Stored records
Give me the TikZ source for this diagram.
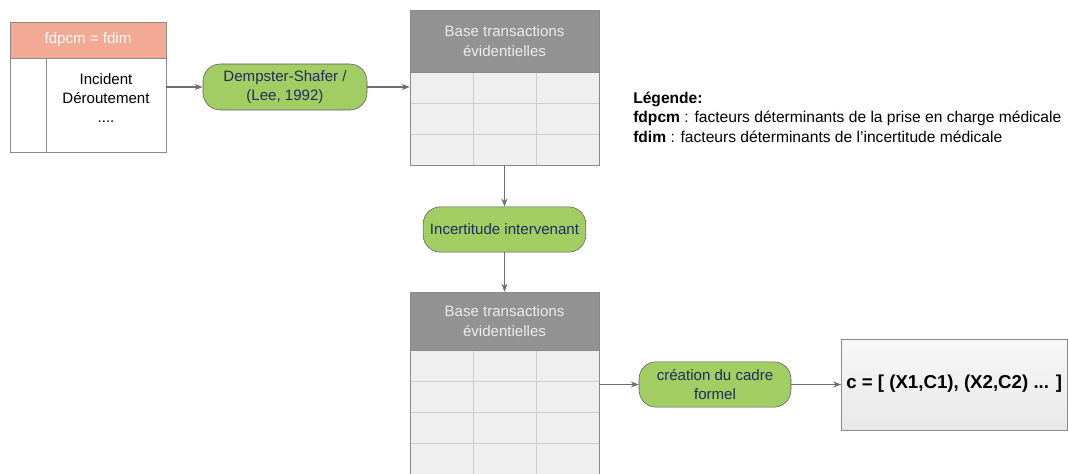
\documentclass[tikz,border=0pt]{standalone}
\usepackage{fontspec}
\setmainfont{Liberation Sans}
\usetikzlibrary{arrows.meta}
\definecolor{hdr}{HTML}{F2AA95}
\definecolor{grn}{HTML}{A2CD62}
\definecolor{gbd}{HTML}{55556E}
\definecolor{navy}{HTML}{1F2B5E}
\definecolor{tgray}{HTML}{929292}
\definecolor{cell}{HTML}{EFEFEF}
\definecolor{cline}{HTML}{CDCDCD}
\definecolor{edge}{HTML}{8A8A8A}
\definecolor{arr}{HTML}{6E6E6E}
\newcommand{\txt}{\fontsize{11.3}{14.5}\selectfont}

\tikzset{
  proc/.style={draw=gbd, fill=grn, rounded corners=13pt, text=navy, align=center, font=\txt, inner sep=0pt},
  thead/.style={draw=edge, fill=tgray, text=white!92!black, align=center, minimum width=141.75pt, inner sep=0pt, font=\txt},
  tbody/.style={draw=edge, minimum width=141.75pt, inner sep=0pt},
  cellbox/.style={fill=cell, draw=cline},
  link/.style={draw=arr, line width=0.8pt, -{Stealth[length=6pt,width=4.5pt]}},
}

\begin{document}
\begin{tikzpicture}[x=0.75pt,y=-0.75pt]
  \useasboundingbox (0,0) rectangle (1068,474);
  \clip (0,0) rectangle (1068,474);

  % bloc fdpcm = fdim
  \node[draw=edge, fill=hdr, text=white!94!hdr, minimum width=117pt, minimum height=27pt, inner sep=0pt, font=\txt] (fdp) at (88,40) {fdpcm = fdim};
  \node[draw=edge, fill=white, minimum width=117pt, minimum height=70.5pt, inner sep=0pt] (lbody) at (88,105) {};
  \draw[edge] (46,58) -- (46,152);
  \node[align=center, font=\txt] (evts) at (106,98) {Incident\\Déroutement\\....};

  \node[proc, minimum width=123pt, minimum height=34.5pt] (ds) at (285,87) {Dempster-Shafer /\\(Lee, 1992)};

  % premiere base
  \foreach \r in {0,1,2}
    \foreach \c in {0,1,2}
      \draw[cellbox] (410+63*\c,72+31*\r) rectangle ++(63,31);
  \node[tbody, minimum height=69.75pt] (tab1) at (504.5,118.5) {};
  \node[thead, minimum height=46.5pt] (th1) at (504.5,41) {Base transactions\\évidentielles};

  \node[proc, minimum width=122pt, minimum height=34pt] (inc) at (504.5,229.5) {Incertitude intervenant};

  % deuxieme base
  \foreach \r in {0,...,4}
    \foreach \c in {0,1,2}
      \draw[cellbox] (410+63*\c,350+31*\r) rectangle ++(63,31);
  \node[tbody, minimum height=116.25pt] (tab2) at (504.5,427.5) {};
  \node[thead, minimum height=43.5pt] (th2) at (504.5,321) {Base transactions\\évidentielles};

  \node[proc, minimum width=114pt, minimum height=34pt] (cadre) at (715,384.5) {création du cadre\\formel};

  \node[draw=edge, top color=white!97!black, bottom color=white!91!black, minimum width=169.5pt, minimum height=68pt, inner sep=0pt] (res) at (954.5,384.5) {};
  \node[anchor=west, font=\fontsize{14}{16}\selectfont\bfseries, inner sep=0pt] (cval) at (846,384) {c = [ (X1,C1), (X2,C2) ... ]};

  % legende
  \node[anchor=west, align=left, font=\fontsize{11.7}{14.6}\selectfont, inner sep=0pt] (leg) at (633,117) {\textbf{Légende:}\\\textbf{fdpcm} : facteurs déterminants de la prise en charge médicale\\\textbf{fdim} : facteurs déterminants de l'incertitude médicale};

  \draw[link] (ds.west -| lbody.east) -- (ds.west);
  \draw[link] (ds.east) -- (ds.east -| tab1.west);
  \draw[link] (tab1.south) -- (inc.north);
  \draw[link] (inc.south) -- (th2.north);
  \draw[link] (cadre.west -| tab2.east) -- (cadre.west);
  \draw[link] (cadre.east) -- (res.west);
\end{tikzpicture}
\end{document}
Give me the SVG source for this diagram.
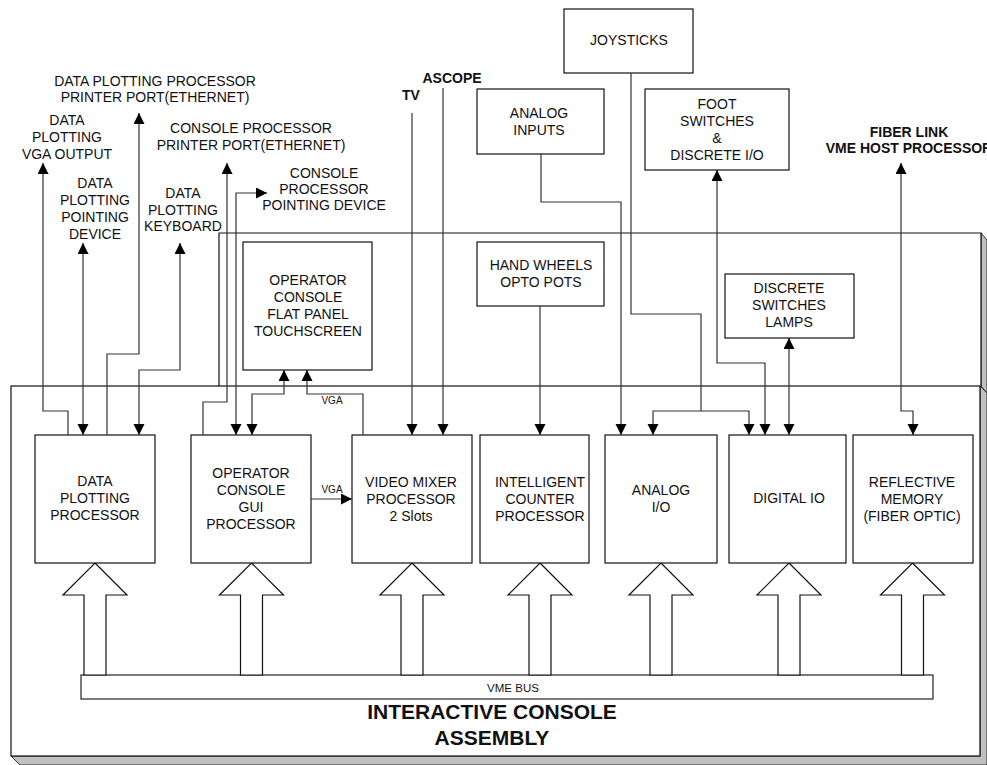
<svg xmlns="http://www.w3.org/2000/svg" width="987" height="765" viewBox="0 0 987 765">
<style>
.t{font-family:"Liberation Sans",Arial,sans-serif;font-size:14px;text-anchor:middle;fill:#111}
.b{font-weight:bold}
.s{font-size:10px}
.big{font-size:21px;font-weight:bold}
.box{fill:#fff;stroke:#111;stroke-width:1.2}
.frame{fill:#fff;stroke:#111;stroke-width:1.2}
.shade{fill:#c0c0c0;stroke:#333;stroke-width:1}
.bus{fill:#fff;stroke:#222;stroke-width:1.2}
.c{fill:none;stroke:#333;stroke-width:1.2}
.c1{marker-end:url(#ah)}
.c2{marker-start:url(#ah);marker-end:url(#ah)}
</style>
<defs>
<marker id="ah" markerUnits="userSpaceOnUse" markerWidth="12" markerHeight="12" refX="11" refY="5.5" orient="auto-start-reverse">
<path d="M0,0 L11,5.5 L0,11 z" fill="#000"/>
</marker>
</defs>
<rect width="987" height="765" fill="#fff"/>

<g id="console-assembly">
<polygon class="shade" points="981,233 987,240 987,393 981,386"/>
<path class="frame" d="M219,386 V233 H981 V386"/>
<polygon class="shade" points="980,386 987,393 987,765 20,765 11,756 980,756"/>
<rect class="frame" x="11" y="386" width="969" height="370"/>
<text class="t big" x="492" y="719">INTERACTIVE CONSOLE</text>
<text class="t big" x="492" y="745">ASSEMBLY</text>
</g>

<g id="vme-bus">
<rect class="bus" x="81" y="675" width="852" height="24"/>
<text class="t" style="font-size:11.5px" x="513" y="692">VME BUS</text>
</g>

<g id="bus-arrows">
<polygon class="box" points="95,563 127,595 106,595 106,675 84,675 84,595 63,595"/>
<polygon class="box" points="251.5,563 283.5,595 262.5,595 262.5,675 240.5,675 240.5,595 219.5,595"/>
<polygon class="box" points="412,563 444,595 423,595 423,675 401,675 401,595 380,595"/>
<polygon class="box" points="540,563 572,595 551,595 551,675 529,675 529,595 508,595"/>
<polygon class="box" points="661,563 693,595 672,595 672,675 650,675 650,595 629,595"/>
<polygon class="box" points="789,563 821,595 800,595 800,675 778,675 778,595 757,595"/>
<polygon class="box" points="912.5,563 944.5,595 923.5,595 923.5,675 901.5,675 901.5,595 880.5,595"/>
</g>

<g id="data-plotting-processor">
<rect class="box" x="35" y="435" width="120" height="128"/>
<text class="t" x="95" y="486">DATA</text>
<text class="t" x="95" y="503">PLOTTING</text>
<text class="t" x="95" y="520">PROCESSOR</text>
</g>

<g id="gui-processor">
<rect class="box" x="191" y="435" width="120" height="128"/>
<text class="t" x="251" y="478">OPERATOR</text>
<text class="t" x="251" y="495">CONSOLE</text>
<text class="t" x="251" y="512">GUI</text>
<text class="t" x="251" y="529">PROCESSOR</text>
</g>

<g id="video-mixer">
<rect class="box" x="352" y="435" width="120" height="128"/>
<text class="t" x="411" y="487">VIDEO MIXER</text>
<text class="t" x="411" y="504">PROCESSOR</text>
<text class="t" x="411" y="521">2 Slots</text>
</g>

<g id="intelligent-counter">
<rect class="box" x="480" y="435" width="109" height="128"/>
<text class="t" x="540" y="487">INTELLIGENT</text>
<text class="t" x="540" y="504">COUNTER</text>
<text class="t" x="540" y="521">PROCESSOR</text>
</g>

<g id="analog-io">
<rect class="box" x="605" y="435" width="112" height="128"/>
<text class="t" x="661" y="495">ANALOG</text>
<text class="t" x="661" y="512">I/O</text>
</g>

<g id="digital-io">
<rect class="box" x="729" y="435" width="117" height="128"/>
<text class="t" x="789" y="503">DIGITAL IO</text>
</g>

<g id="reflective-memory">
<rect class="box" x="853" y="435" width="120" height="128"/>
<text class="t" x="912" y="487">REFLECTIVE</text>
<text class="t" x="912" y="504">MEMORY</text>
<text class="t" x="912" y="521">(FIBER OPTIC)</text>
</g>

<g id="touchscreen">
<rect class="box" x="243" y="242" width="129" height="128"/>
<text class="t" x="308" y="285">OPERATOR</text>
<text class="t" x="308" y="302">CONSOLE</text>
<text class="t" x="308" y="319">FLAT PANEL</text>
<text class="t" x="308" y="336">TOUCHSCREEN</text>
</g>

<g id="hand-wheels">
<rect class="box" x="477" y="242" width="127" height="64"/>
<text class="t" x="541" y="270">HAND WHEELS</text>
<text class="t" x="541" y="287">OPTO POTS</text>
</g>

<g id="discrete-switches">
<rect class="box" x="725" y="274" width="129" height="64"/>
<text class="t" x="789" y="293">DISCRETE</text>
<text class="t" x="789" y="310">SWITCHES</text>
<text class="t" x="789" y="327">LAMPS</text>
</g>

<g id="joysticks">
<rect class="box" x="564" y="9" width="129" height="64"/>
<text class="t" x="629" y="45">JOYSTICKS</text>
</g>

<g id="analog-inputs">
<rect class="box" x="477" y="89" width="127" height="65"/>
<text class="t" x="539" y="118">ANALOG</text>
<text class="t" x="539" y="135">INPUTS</text>
</g>

<g id="foot-switches">
<rect class="box" x="645" y="89" width="144" height="81"/>
<text class="t" x="717" y="109">FOOT</text>
<text class="t" x="717" y="126">SWITCHES</text>
<text class="t" x="717" y="143">&amp;</text>
<text class="t" x="717" y="160">DISCRETE I/O</text>
</g>

<g id="external-labels">
<text class="t" x="155" y="86">DATA PLOTTING PROCESSOR</text>
<text class="t" x="155" y="102">PRINTER PORT(ETHERNET)</text>
<text class="t" x="67" y="125">DATA</text>
<text class="t" x="67" y="142">PLOTTING</text>
<text class="t" x="67" y="159">VGA OUTPUT</text>
<text class="t" x="251" y="133">CONSOLE PROCESSOR</text>
<text class="t" x="251" y="150">PRINTER PORT(ETHERNET)</text>
<text class="t" x="324" y="178">CONSOLE</text>
<text class="t" x="324" y="194">PROCESSOR</text>
<text class="t" x="324" y="210">POINTING DEVICE</text>
<text class="t" x="95" y="188">DATA</text>
<text class="t" x="95" y="205">PLOTTING</text>
<text class="t" x="95" y="222">POINTING</text>
<text class="t" x="95" y="239">DEVICE</text>
<text class="t" x="183" y="198">DATA</text>
<text class="t" x="183" y="214.5">PLOTTING</text>
<text class="t" x="183" y="231">KEYBOARD</text>
<text class="t b" x="411" y="100">TV</text>
<text class="t b" x="452" y="83">ASCOPE</text>
<text class="t b" x="909" y="137">FIBER LINK</text>
<text class="t b" x="909" y="153">VME HOST PROCESSOR</text>
</g>

<g id="connectors">
<path class="c c1" d="M68,435 V411 H43 V163"/>
<path class="c c2" d="M83,243 V435"/>
<path class="c c1" d="M107,435 V354 H139 V113"/>
<path class="c c2" d="M180,243 V370 H139 V435"/>
<path class="c c1" d="M203,435 V402 H227 V163"/>
<path class="c c2" d="M267,193 H236 V435"/>
<path class="c c2" d="M284,370 V394 H252 V435"/>
<path class="c c1" d="M311,499 H352"/>
<text class="t s" x="332" y="493">VGA</text>
<path class="c c1" d="M363,435 V394 H307 V370"/>
<text class="t s" x="332" y="404">VGA</text>
<path class="c c1" d="M412,113 V435"/>
<path class="c c1" d="M443,88 V435"/>
<path class="c c1" d="M540,306 V435"/>
<path class="c c1" d="M541,154 V202 H621 V435"/>
<path class="c" d="M631,73 V314 H701 V411"/>
<path class="c c1" d="M701,411 H653 V435"/>
<path class="c c1" d="M701,411 H749 V435"/>
<path class="c c2" d="M717,170 V363 H765 V435"/>
<path class="c c2" d="M789,338 V435"/>
<path class="c c2" d="M901,163 V411 H913 V435"/>
</g>
</svg>
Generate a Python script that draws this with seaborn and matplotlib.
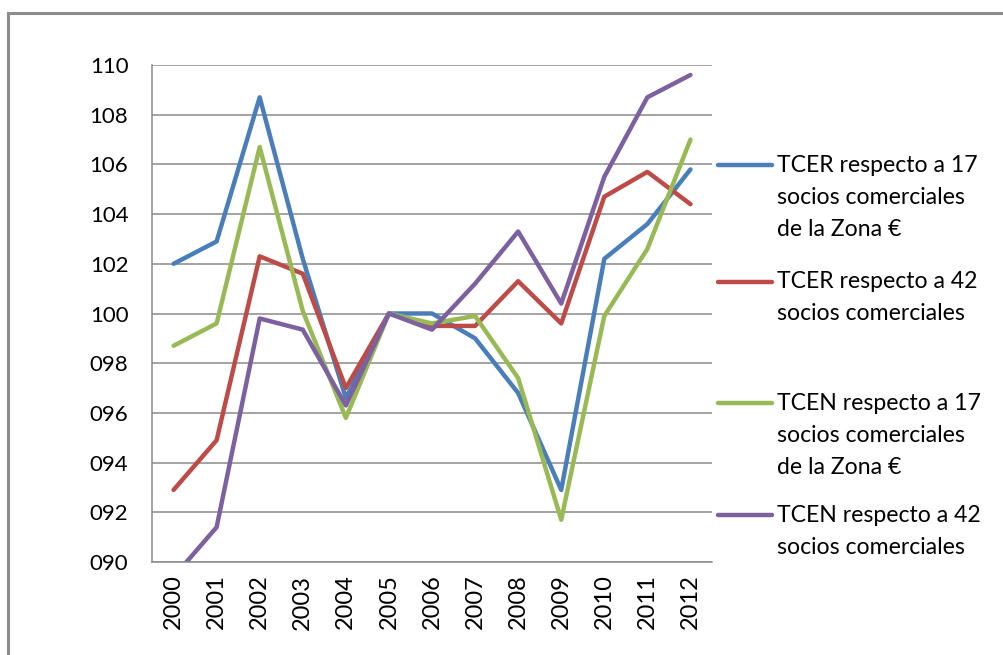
import matplotlib
matplotlib.use("Agg")
import matplotlib.pyplot as plt
from matplotlib.lines import Line2D
from matplotlib.patches import Rectangle
import seaborn as sns
import pandas as pd

years = [2000, 2001, 2002, 2003, 2004, 2005, 2006, 2007, 2008, 2009, 2010, 2011, 2012]
tcer17 = [102.0, 102.9, 108.7, 102.2, 96.6, 100.0, 100.0, 99.0, 96.8, 92.9, 102.2, 103.6, 105.8]
tcer42 = [92.9, 94.9, 102.3, 101.6, 97.0, 100.0, 99.5, 99.5, 101.3, 99.6, 104.7, 105.7, 104.4]
tcen17 = [98.7, 99.6, 106.7, 100.1, 95.8, 100.0, 99.6, 99.9, 97.4, 91.7, 99.9, 102.6, 107.0]
tcen42 = [89.4, 91.4, 99.8, 99.35, 96.3, 100.0, 99.35, 101.2, 103.3, 100.4, 105.5, 108.7, 109.6]

series_names = [
    "TCER respecto a 17 socios comerciales de la Zona €",
    "TCER respecto a 42 socios comerciales",
    "TCEN respecto a 17 socios comerciales de la Zona €",
    "TCEN respecto a 42 socios comerciales",
]
legend_lines = [
    ["TCER respecto a 17", "socios comerciales", "de la Zona €"],
    ["TCER respecto a 42", "socios comerciales"],
    ["TCEN respecto a 17", "socios comerciales", "de la Zona €"],
    ["TCEN respecto a 42", "socios comerciales"],
]
colors = ["#4A7EBB", "#BE4B48", "#98B954", "#7D60A0"]
yticks = list(range(90, 111, 2))

rows = []
for name, vals in zip(series_names, [tcer17, tcer42, tcen17, tcen42]):
    for y, v in zip(years, vals):
        rows.append({"year": y, "value": v, "series": name})
df = pd.DataFrame(rows)

sns.set_style("white")
plt.rcParams["font.family"] = ["Lato", "DejaVu Sans"]

W, H = 1004, 655
fig = plt.figure(figsize=(W / 100, H / 100), dpi=100)
ax = fig.add_axes([152 / W, 1 - 562 / H, (712 - 152) / W, (562 - 65) / H])

sns.lineplot(data=df, x="year", y="value", hue="series", hue_order=series_names,
             palette=colors, linewidth=3.2, legend=False, sort=False, ax=ax,
             solid_capstyle="round", solid_joinstyle="round")

ax.set_xlim(1999.5, 2012.5)
ax.set_ylim(90, 110)
ax.set_yticks(yticks)
ax.set_yticklabels([f"{v:03d}" for v in yticks])
ax.set_xticks(years)
ax.set_xticklabels([str(y) for y in years], rotation=90)
ax.set_xlabel("")
ax.set_ylabel("")
ax.grid(axis="y", color="#8a8a8a", linewidth=1.1)
ax.grid(axis="x", visible=False)
ax.set_axisbelow(True)
for s in ["top", "right"]:
    ax.spines[s].set_visible(False)
for s in ["left", "bottom"]:
    ax.spines[s].set_color("#8a8a8a")
    ax.spines[s].set_linewidth(1.1)
ax.tick_params(axis="y", length=0, pad=17, labelsize=16, labelcolor="#000000")
ax.tick_params(axis="x", length=0, pad=9, labelsize=17, labelcolor="#000000")

# legend (Excel style: handle aligned with first text line)
entry_y = [[165, 197, 229], [282, 314], [403, 435, 467], [515, 547]]
for col, lines, ys in zip(colors, legend_lines, entry_y):
    fig.add_artist(Line2D([718 / W, 772 / W], [1 - ys[0] / H, 1 - ys[0] / H],
                          transform=fig.transFigure, color=col, linewidth=3.2,
                          solid_capstyle="round"))
    for txt, yy in zip(lines, ys):
        fig.text(777 / W, 1 - yy / H, txt, fontsize=16.6, va="center", ha="left",
                 color="#000000")

# outer chart frame
fig.add_artist(Rectangle((8 / W, -0.2), 2.0, 1.2 - 12.5 / H, transform=fig.transFigure,
                         fill=False, edgecolor="#8c8c8c", linewidth=2.2))

fig.savefig("out.png", dpi=100)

Task: Look through the entries above; copy every line holding the string "Give".

Full output:
Give me the TikZ source for this diagram.
Give me the SVG source for this diagram.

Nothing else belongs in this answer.